Nous utilisons uniquement des rythmes de danses populaires, en tirant plus ou moins vers le psychédélisme.
G. Moulin
Impulsé en novembre 2024, le nouvel album de Raffut, Nocturnàlia, vient de sortir au cœur de ce printemps 2025. Il a pris forme au sein de deux studios d’enregistrement, le Manoir de Léon, dans les Landes, puis la Soulane, dans les Pyrénées.
Le groupe a œuvré ici comme suit : Andy Cancre (guitare électrique), Jean-Bernard Louis (percussions, raffophone, chant), Gabriel Moulin (percussions, pifano, chant) – ce dernier étant le principal parolier. Côté instrumental, précisons que le pifano est une flûte en bambou brésilienne et le raffophone un prototype maison constitué d’un morceau de bois sur lequel sont tendues des cordes et auquel est attachée une boîte de conserve en guise de résonateur.
Avec dix-sept morceaux, pour une durée totale de soixante-dix minutes, le substantiel résultat final, très bien construit et équilibré, procède d’une dynamique aussi prospective que festive. « Nous utilisons uniquement des rythmes de danses populaires, en tirant plus ou moins vers le psychédélisme suivant les morceaux, explique Gabriel Moulin. Plutôt barrée, notre musique est néanmoins toujours d’abord conçue pour faire danser. »
Traditions
Faisant se rencontrer diverses traditions musicales, intensément réinventées, et plusieurs langues (occitan, catalan, portugais, français), Nocturnàlia évoque une exaltante forme d’espéranto. L’une des meilleures illustrations en est la splendide chanson inaugurale, « Cançon », qui croise les mots du poète catalan Joan Brossa avec ceux de son homologue occitan Max Rouquette.

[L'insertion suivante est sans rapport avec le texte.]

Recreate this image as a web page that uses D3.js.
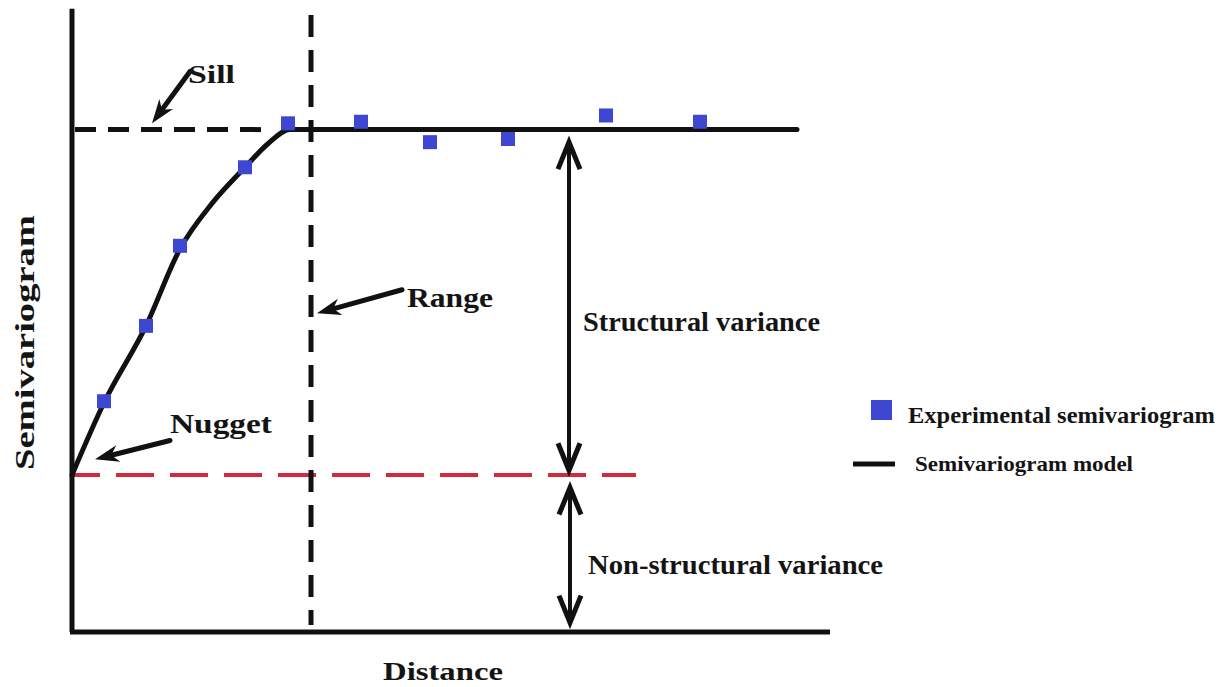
<!DOCTYPE html>
<html>
<head>
<meta charset="utf-8">
<script src="https://cdn.jsdelivr.net/npm/d3@7"></script>
<style>
  body { margin: 0; background: #fff; }
  text { font-family: "Liberation Serif", "Times New Roman", serif; font-weight: bold; fill: #141414; }
</style>
</head>
<body>
<script>
// experimental semivariogram points
var expDist  = [8, 18.5, 27, 43.25, 54, 72.25, 89.5, 109, 133.5, 157];
var expGamma = [1.47, 1.95, 2.46, 2.96, 3.24, 3.25, 3.12, 3.14, 3.29, 3.25];

// fitted model curve
var modelDist  = [0, 8, 18.5, 27, 35, 43.25, 49, 54.5, 181.25];
var modelGamma = [1.0, 1.46, 1.95, 2.44, 2.73, 2.96, 3.11, 3.2, 3.2];

// model parameters
var nugget = 1.0;
var sill = 3.2;
var range = 59.75;

var W = 1231, H = 687;

var svg = d3.select("body")
  .append("svg")
  .attr("width", W)
  .attr("height", H);

// scales
var x = d3.scaleLinear().domain([0, 190]).range([72, 832]);
var y = d3.scaleLinear().domain([0, 4]).range([632, 4]);

var blue = "#3e47d1";
var red = "#d2293b";

// sill dashed (left part)
svg.append("line")
  .attr("x1", x(0.75)).attr("x2", x(48))
  .attr("y1", y(sill)).attr("y2", y(sill))
  .attr("stroke", "#111").attr("stroke-width", 5)
  .attr("stroke-dasharray", "21,12");

// nugget red dashed line
svg.append("line")
  .attr("x1", x(0)).attr("x2", x(141))
  .attr("y1", y(nugget)).attr("y2", y(nugget))
  .attr("stroke", red).attr("stroke-width", 4)
  .attr("stroke-dasharray", "38,16")
  .attr("stroke-dashoffset", 10);

// range vertical dashed line
svg.append("line")
  .attr("x1", x(range)).attr("x2", x(range))
  .attr("y1", y(3.93)).attr("y2", y(0.045))
  .attr("stroke", "#111").attr("stroke-width", 5)
  .attr("stroke-dasharray", "22,13");

// model curve
var model = modelDist.map(function(d, i) { return [d, modelGamma[i]]; });
var line = d3.line()
  .x(function(d) { return x(d[0]); })
  .y(function(d) { return y(d[1]); })
  .curve(d3.curveMonotoneX);

svg.append("path")
  .datum(model)
  .attr("d", line)
  .attr("fill", "none")
  .attr("stroke", "#111")
  .attr("stroke-width", 5)
  .attr("stroke-linecap", "round");

// axes
svg.append("line")
  .attr("x1", x(0)).attr("x2", x(0))
  .attr("y1", y(3.97)).attr("y2", y(0))
  .attr("stroke", "#111").attr("stroke-width", 5);
svg.append("line")
  .attr("x1", x(0) - 2).attr("x2", x(190) - 2)
  .attr("y1", y(0)).attr("y2", y(0))
  .attr("stroke", "#111").attr("stroke-width", 5);

// experimental points
var sq = 14;
svg.selectAll(".pt")
  .data(expDist.map(function(d, i) { return [d, expGamma[i]]; }))
  .enter().append("rect")
  .attr("class", "pt")
  .attr("x", function(d) { return x(d[0]) - sq / 2; })
  .attr("y", function(d) { return y(d[1]) - sq / 2; })
  .attr("width", sq).attr("height", sq)
  .attr("fill", blue);

// arrow with a filled barbed head
function arrow(x1, y1, x2, y2) {
  var len = 24, wid = 17;
  var dx = x2 - x1, dy = y2 - y1, L = Math.hypot(dx, dy);
  var ux = dx / L, uy = dy / L;
  var bx = x2 - ux * len, by = y2 - uy * len;
  var nx = x2 - ux * len * 0.7, ny = y2 - uy * len * 0.7;
  svg.append("line")
    .attr("x1", x1).attr("y1", y1).attr("x2", nx).attr("y2", ny)
    .attr("stroke", "#111").attr("stroke-width", 5).attr("stroke-linecap", "round");
  svg.append("path")
    .attr("d", "M" + x2 + "," + y2 +
      "L" + (bx - uy * wid / 2) + "," + (by + ux * wid / 2) +
      "L" + nx + "," + ny +
      "L" + (bx + uy * wid / 2) + "," + (by - ux * wid / 2) + "Z")
    .attr("fill", "#111");
}

// double arrow with open chevron heads
function doubleArrow(xp, y1, y2) {
  svg.append("line")
    .attr("x1", xp).attr("x2", xp).attr("y1", y1 + 2).attr("y2", y2 - 2)
    .attr("stroke", "#111").attr("stroke-width", 4);
  [[y1, 1], [y2, -1]].forEach(function(e) {
    svg.append("path")
      .attr("d", "M" + (xp - 11) + "," + (e[0] + 27 * e[1]) +
        "L" + xp + "," + e[0] +
        "L" + (xp + 11) + "," + (e[0] + 27 * e[1]))
      .attr("fill", "none").attr("stroke", "#111")
      .attr("stroke-width", 5).attr("stroke-linejoin", "miter");
  });
}

arrow(x(29.5), y(3.57), x(20), y(3.24));     // sill
arrow(x(24.5), y(1.22), x(5.75), y(1.10));   // nugget
arrow(x(82.5), y(2.18), x(61.25), y(2.03));  // range
doubleArrow(x(124.25), y(3.12), y(1.03));
doubleArrow(x(124.5), y(0.92), y(0.06));

// labels
function label(t, x0, yb, size, len) {
  svg.append("text")
    .attr("x", x0).attr("y", yb)
    .attr("font-size", size)
    .attr("textLength", len)
    .attr("lengthAdjust", "spacingAndGlyphs")
    .text(t);
}
label("Sill", 188, 83, 26, 47);
label("Nugget", 170, 433, 27, 102);
label("Range", 407, 307, 27, 86);
label("Structural variance", 583, 331, 28, 237);
label("Non-structural variance", 588, 574, 28, 295);
label("Distance", 383, 680, 26, 120);

svg.append("text")
  .attr("transform", "translate(34,470) rotate(-90)")
  .attr("font-size", 28)
  .attr("textLength", 255)
  .attr("lengthAdjust", "spacingAndGlyphs")
  .text("Semivariogram");

// legend
svg.append("rect")
  .attr("x", 871).attr("y", 400).attr("width", 21).attr("height", 20)
  .attr("fill", blue);
label("Experimental semivariogram", 908, 423, 23, 307);
svg.append("line")
  .attr("x1", 853).attr("x2", 895).attr("y1", 464).attr("y2", 464)
  .attr("stroke", "#111").attr("stroke-width", 5);
label("Semivariogram model", 915, 471, 21, 218);
</script>
</body>
</html>
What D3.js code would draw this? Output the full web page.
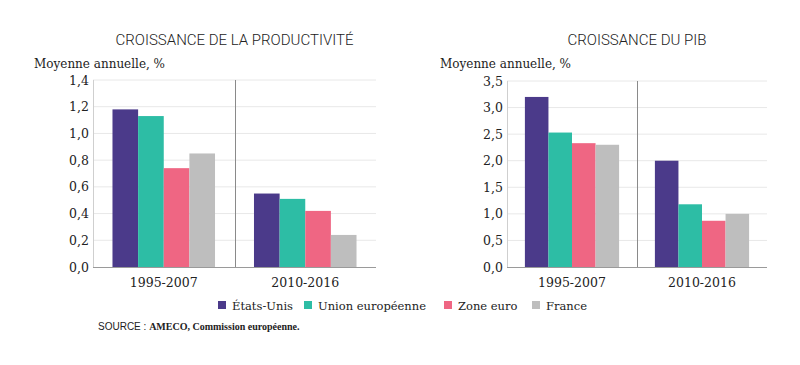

Autre chanson phare, parmi les plus rock de l’album, inspirée par un texte de Brossa, « Elegia » invoque puissamment la figure de Salvador Puig i Antich, militant anarchiste anti-franquiste exécuté en 1974, symbole tragique de la révolte et de la quête de liberté. Transparaît ici, flagrante, la dimension politique de Raffut, dont toute la musique – foncièrement libertaire et sans frontière – sonne comme une ode enfiévrée à l’union entre les peuples.